◆ **Exercise aim**: Return the listing below exactly, with the pictures dropped.

[Code that draws figures]
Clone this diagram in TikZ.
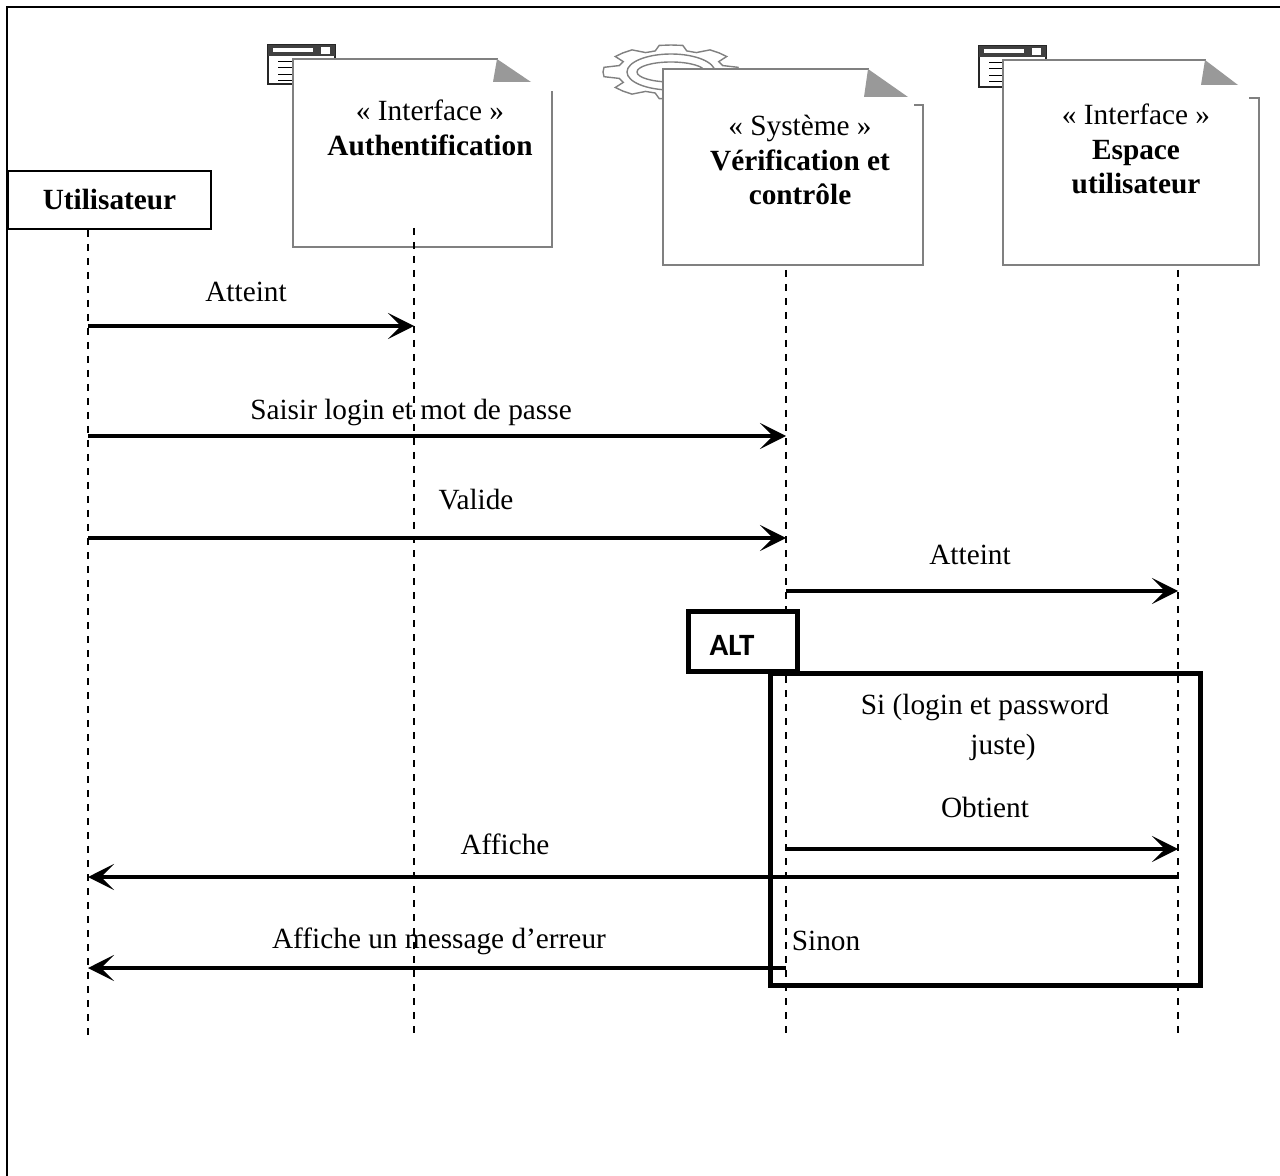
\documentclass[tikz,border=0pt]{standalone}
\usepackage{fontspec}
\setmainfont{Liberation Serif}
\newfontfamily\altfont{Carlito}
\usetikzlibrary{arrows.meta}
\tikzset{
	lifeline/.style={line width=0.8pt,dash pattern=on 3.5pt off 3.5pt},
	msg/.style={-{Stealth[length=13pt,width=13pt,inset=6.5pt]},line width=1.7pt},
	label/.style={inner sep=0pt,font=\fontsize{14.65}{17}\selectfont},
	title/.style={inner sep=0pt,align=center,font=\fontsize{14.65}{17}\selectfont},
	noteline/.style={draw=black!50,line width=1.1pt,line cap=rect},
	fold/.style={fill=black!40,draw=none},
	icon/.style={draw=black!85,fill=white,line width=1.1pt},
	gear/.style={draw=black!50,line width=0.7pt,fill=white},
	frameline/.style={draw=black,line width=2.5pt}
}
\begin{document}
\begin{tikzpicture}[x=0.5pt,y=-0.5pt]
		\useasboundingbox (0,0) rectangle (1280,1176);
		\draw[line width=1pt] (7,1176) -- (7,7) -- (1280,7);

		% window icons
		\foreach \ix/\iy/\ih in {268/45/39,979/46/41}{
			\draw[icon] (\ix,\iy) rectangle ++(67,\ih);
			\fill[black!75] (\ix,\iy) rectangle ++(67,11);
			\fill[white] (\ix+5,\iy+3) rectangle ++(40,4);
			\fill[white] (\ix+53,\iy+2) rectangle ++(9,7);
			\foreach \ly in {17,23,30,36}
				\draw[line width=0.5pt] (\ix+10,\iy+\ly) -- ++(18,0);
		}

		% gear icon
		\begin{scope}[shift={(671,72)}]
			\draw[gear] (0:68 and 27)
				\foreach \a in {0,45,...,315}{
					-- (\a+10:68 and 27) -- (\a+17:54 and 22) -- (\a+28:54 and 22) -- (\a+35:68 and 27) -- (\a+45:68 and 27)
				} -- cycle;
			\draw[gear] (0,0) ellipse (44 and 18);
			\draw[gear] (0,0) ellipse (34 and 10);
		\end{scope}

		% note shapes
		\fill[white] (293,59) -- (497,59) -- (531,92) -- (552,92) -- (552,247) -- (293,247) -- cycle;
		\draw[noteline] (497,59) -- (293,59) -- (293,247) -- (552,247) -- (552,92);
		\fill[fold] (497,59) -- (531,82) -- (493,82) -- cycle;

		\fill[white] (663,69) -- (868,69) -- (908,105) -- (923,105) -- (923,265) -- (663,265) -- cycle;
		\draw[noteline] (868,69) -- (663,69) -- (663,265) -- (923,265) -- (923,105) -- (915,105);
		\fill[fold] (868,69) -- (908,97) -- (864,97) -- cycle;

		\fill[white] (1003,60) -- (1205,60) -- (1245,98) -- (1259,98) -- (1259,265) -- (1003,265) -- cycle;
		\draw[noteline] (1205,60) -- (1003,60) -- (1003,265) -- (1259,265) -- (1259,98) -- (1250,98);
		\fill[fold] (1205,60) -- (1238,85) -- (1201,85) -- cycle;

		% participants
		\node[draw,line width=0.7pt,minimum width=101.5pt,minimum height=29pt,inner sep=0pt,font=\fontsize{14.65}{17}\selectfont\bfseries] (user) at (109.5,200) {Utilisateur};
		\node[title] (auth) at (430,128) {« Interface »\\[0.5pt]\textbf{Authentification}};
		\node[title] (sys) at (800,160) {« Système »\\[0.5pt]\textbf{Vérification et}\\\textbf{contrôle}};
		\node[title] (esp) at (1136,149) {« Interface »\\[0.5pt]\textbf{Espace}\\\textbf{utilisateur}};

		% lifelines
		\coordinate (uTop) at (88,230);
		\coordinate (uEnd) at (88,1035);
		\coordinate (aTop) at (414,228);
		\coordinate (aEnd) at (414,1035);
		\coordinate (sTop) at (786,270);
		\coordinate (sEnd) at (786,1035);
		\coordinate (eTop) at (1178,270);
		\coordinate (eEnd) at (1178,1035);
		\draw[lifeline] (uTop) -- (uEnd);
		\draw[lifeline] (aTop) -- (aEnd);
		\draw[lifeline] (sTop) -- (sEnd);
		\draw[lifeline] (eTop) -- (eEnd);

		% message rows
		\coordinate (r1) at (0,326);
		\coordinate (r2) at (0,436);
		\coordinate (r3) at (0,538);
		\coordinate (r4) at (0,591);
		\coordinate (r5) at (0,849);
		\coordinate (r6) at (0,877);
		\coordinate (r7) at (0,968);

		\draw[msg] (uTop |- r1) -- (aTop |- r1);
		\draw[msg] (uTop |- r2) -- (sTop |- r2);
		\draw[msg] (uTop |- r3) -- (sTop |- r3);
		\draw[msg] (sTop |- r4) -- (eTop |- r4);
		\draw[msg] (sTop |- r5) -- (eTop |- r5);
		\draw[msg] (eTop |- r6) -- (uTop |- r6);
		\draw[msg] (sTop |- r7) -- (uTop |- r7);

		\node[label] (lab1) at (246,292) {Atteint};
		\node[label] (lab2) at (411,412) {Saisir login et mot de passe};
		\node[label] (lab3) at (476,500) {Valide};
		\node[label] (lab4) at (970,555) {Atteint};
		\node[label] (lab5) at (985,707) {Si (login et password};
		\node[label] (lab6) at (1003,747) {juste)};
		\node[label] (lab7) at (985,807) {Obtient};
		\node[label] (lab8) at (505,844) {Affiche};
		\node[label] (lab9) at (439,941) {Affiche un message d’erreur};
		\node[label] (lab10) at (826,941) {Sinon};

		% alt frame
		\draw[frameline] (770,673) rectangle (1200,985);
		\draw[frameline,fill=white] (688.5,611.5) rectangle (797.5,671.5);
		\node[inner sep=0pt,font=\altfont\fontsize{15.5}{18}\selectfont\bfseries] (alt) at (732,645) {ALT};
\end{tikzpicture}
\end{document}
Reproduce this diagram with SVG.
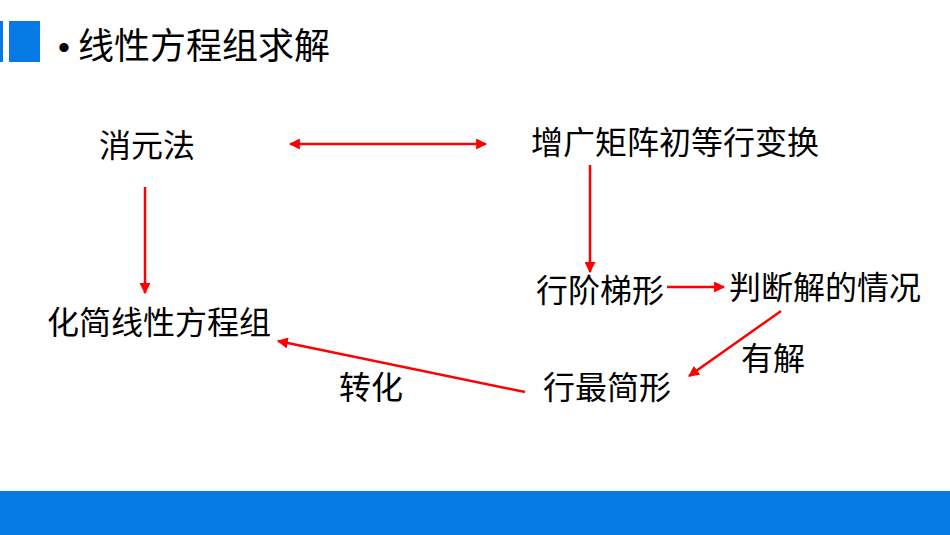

◆ **Result of the task**:
Clone this diagram in TikZ.
\documentclass[tikz,border=0pt]{standalone}
\usepackage{fontspec}
\setmainfont{Liberation Serif}
\newfontfamily\altfont{Carlito}
\usetikzlibrary{arrows.meta}
\tikzset{
	lifeline/.style={line width=0.8pt,dash pattern=on 3.5pt off 3.5pt},
	msg/.style={-{Stealth[length=13pt,width=13pt,inset=6.5pt]},line width=1.7pt},
	label/.style={inner sep=0pt,font=\fontsize{14.65}{17}\selectfont},
	title/.style={inner sep=0pt,align=center,font=\fontsize{14.65}{17}\selectfont},
	noteline/.style={draw=black!50,line width=1.1pt,line cap=rect},
	fold/.style={fill=black!40,draw=none},
	icon/.style={draw=black!85,fill=white,line width=1.1pt},
	gear/.style={draw=black!50,line width=0.7pt,fill=white},
	frameline/.style={draw=black,line width=2.5pt}
}
\begin{document}
\begin{tikzpicture}[x=0.5pt,y=-0.5pt]
		\useasboundingbox (0,0) rectangle (1280,1176);
		\draw[line width=1pt] (7,1176) -- (7,7) -- (1280,7);

		% window icons
		\foreach \ix/\iy/\ih in {268/45/39,979/46/41}{
			\draw[icon] (\ix,\iy) rectangle ++(67,\ih);
			\fill[black!75] (\ix,\iy) rectangle ++(67,11);
			\fill[white] (\ix+5,\iy+3) rectangle ++(40,4);
			\fill[white] (\ix+53,\iy+2) rectangle ++(9,7);
			\foreach \ly in {17,23,30,36}
				\draw[line width=0.5pt] (\ix+10,\iy+\ly) -- ++(18,0);
		}

		% gear icon
		\begin{scope}[shift={(671,72)}]
			\draw[gear] (0:68 and 27)
				\foreach \a in {0,45,...,315}{
					-- (\a+10:68 and 27) -- (\a+17:54 and 22) -- (\a+28:54 and 22) -- (\a+35:68 and 27) -- (\a+45:68 and 27)
				} -- cycle;
			\draw[gear] (0,0) ellipse (44 and 18);
			\draw[gear] (0,0) ellipse (34 and 10);
		\end{scope}

		% note shapes
		\fill[white] (293,59) -- (497,59) -- (531,92) -- (552,92) -- (552,247) -- (293,247) -- cycle;
		\draw[noteline] (497,59) -- (293,59) -- (293,247) -- (552,247) -- (552,92);
		\fill[fold] (497,59) -- (531,82) -- (493,82) -- cycle;

		\fill[white] (663,69) -- (868,69) -- (908,105) -- (923,105) -- (923,265) -- (663,265) -- cycle;
		\draw[noteline] (868,69) -- (663,69) -- (663,265) -- (923,265) -- (923,105) -- (915,105);
		\fill[fold] (868,69) -- (908,97) -- (864,97) -- cycle;

		\fill[white] (1003,60) -- (1205,60) -- (1245,98) -- (1259,98) -- (1259,265) -- (1003,265) -- cycle;
		\draw[noteline] (1205,60) -- (1003,60) -- (1003,265) -- (1259,265) -- (1259,98) -- (1250,98);
		\fill[fold] (1205,60) -- (1238,85) -- (1201,85) -- cycle;

		% participants
		\node[draw,line width=0.7pt,minimum width=101.5pt,minimum height=29pt,inner sep=0pt,font=\fontsize{14.65}{17}\selectfont\bfseries] (user) at (109.5,200) {Utilisateur};
		\node[title] (auth) at (430,128) {« Interface »\\[0.5pt]\textbf{Authentification}};
		\node[title] (sys) at (800,160) {« Système »\\[0.5pt]\textbf{Vérification et}\\\textbf{contrôle}};
		\node[title] (esp) at (1136,149) {« Interface »\\[0.5pt]\textbf{Espace}\\\textbf{utilisateur}};

		% lifelines
		\coordinate (uTop) at (88,230);
		\coordinate (uEnd) at (88,1035);
		\coordinate (aTop) at (414,228);
		\coordinate (aEnd) at (414,1035);
		\coordinate (sTop) at (786,270);
		\coordinate (sEnd) at (786,1035);
		\coordinate (eTop) at (1178,270);
		\coordinate (eEnd) at (1178,1035);
		\draw[lifeline] (uTop) -- (uEnd);
		\draw[lifeline] (aTop) -- (aEnd);
		\draw[lifeline] (sTop) -- (sEnd);
		\draw[lifeline] (eTop) -- (eEnd);

		% message rows
		\coordinate (r1) at (0,326);
		\coordinate (r2) at (0,436);
		\coordinate (r3) at (0,538);
		\coordinate (r4) at (0,591);
		\coordinate (r5) at (0,849);
		\coordinate (r6) at (0,877);
		\coordinate (r7) at (0,968);

		\draw[msg] (uTop |- r1) -- (aTop |- r1);
		\draw[msg] (uTop |- r2) -- (sTop |- r2);
		\draw[msg] (uTop |- r3) -- (sTop |- r3);
		\draw[msg] (sTop |- r4) -- (eTop |- r4);
		\draw[msg] (sTop |- r5) -- (eTop |- r5);
		\draw[msg] (eTop |- r6) -- (uTop |- r6);
		\draw[msg] (sTop |- r7) -- (uTop |- r7);

		\node[label] (lab1) at (246,292) {Atteint};
		\node[label] (lab2) at (411,412) {Saisir login et mot de passe};
		\node[label] (lab3) at (476,500) {Valide};
		\node[label] (lab4) at (970,555) {Atteint};
		\node[label] (lab5) at (985,707) {Si (login et password};
		\node[label] (lab6) at (1003,747) {juste)};
		\node[label] (lab7) at (985,807) {Obtient};
		\node[label] (lab8) at (505,844) {Affiche};
		\node[label] (lab9) at (439,941) {Affiche un message d’erreur};
		\node[label] (lab10) at (826,941) {Sinon};

		% alt frame
		\draw[frameline] (770,673) rectangle (1200,985);
		\draw[frameline,fill=white] (688.5,611.5) rectangle (797.5,671.5);
		\node[inner sep=0pt,font=\altfont\fontsize{15.5}{18}\selectfont\bfseries] (alt) at (732,645) {ALT};
\end{tikzpicture}
\end{document}
Reproduce this diagram with SVG.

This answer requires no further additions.